Failure by the Client to review or respond within agreed timeframes may result in scheduling adjustments.
This clause ensures mutual confirmation prior to mass production and minimizes risk of post-production dissatisfaction.

Secure Packaging Standards
All goods shall be packed in accordance with internationally accepted export standards designed to minimize transit damage. Packaging materials shall be selected based on garment type and shipment method.
While the Company ensures secure packing, it shall not be liable for handling damage occurring after transfer to logistics providers.
Clients may request enhanced packaging solutions at additional cost if required.
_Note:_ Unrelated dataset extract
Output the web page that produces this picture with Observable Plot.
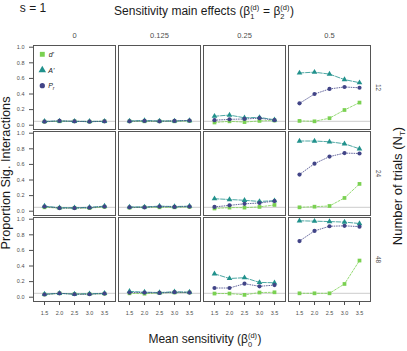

Replacement Priority Commitment
Where defect claims are verified, replacement production shall be scheduled on a priority basis subject to operational feasibility. The Company shall communicate estimated correction timelines transparently.
Replacement obligations shall not exceed the quantity confirmed as defective.
This commitment reflects goodwill while maintaining commercial proportionality.

Order Cancellation Window
Orders may be cancelled within twenty-four hours of payment confirmation provided production has not commenced. Once sampling or bulk production begins, cancellation shall not be permitted due to material allocation and customization commitment.
Approved cancellations may be subject to administrative processing charges.
This clause balances flexibility with operational protection.

Lead Time Commencement Definition
Production timelines commence only after receipt of cleared payment, written sample approval, final artwork files, confirmed size breakdown, and complete technical documentation.
Delays caused by incomplete information shall automatically extend delivery schedules without penalty.
This clause prevents timeline disputes arising from partial documentation.

Mutual Dispute Resolution
In the event of disagreement, both parties agree to attempt resolution through mutual negotiation in good faith prior to initiating formal legal proceedings.
Open communication shall be encouraged to preserve commercial relationships and minimize unnecessary litigation costs.
This clause promotes cooperative conflict management.

Limitation of Liability
The total liability of the Company shall not exceed the invoice value of the specific order under dispute. Under no circumstances shall the Company be liable for indirect, consequential, or loss-of-profit damages.
This limitation ensures proportional risk allocation consistent with international B2B manufacturing standards.

Accuracy of Submitted Information
The Client is responsible for ensuring accuracy of all submitted technical packs, measurement charts, artwork files, branding instructions, and labeling content.
The Company shall rely exclusively on approved documentation. Errors arising from inaccurate Client data shall not constitute Company liability.

Governing Law and Jurisdiction
These Terms & Conditions shall be governed and interpreted in accordance with the laws of the Islamic Republic of Pakistan.
Any unresolved dispute shall fall under the jurisdiction of competent courts within Pakistan unless otherwise agreed through written arbitration arrangement.

Amendment and Revision Rights
AWIPRISES SPORTS (PVT) LTD reserves the right to amend or update these Terms & Conditions periodically to reflect operational, regulatory, or commercial developments.
Revised versions shall apply to future orders upon publication or written communication. Continued business engagement shall constitute acceptance of updated terms.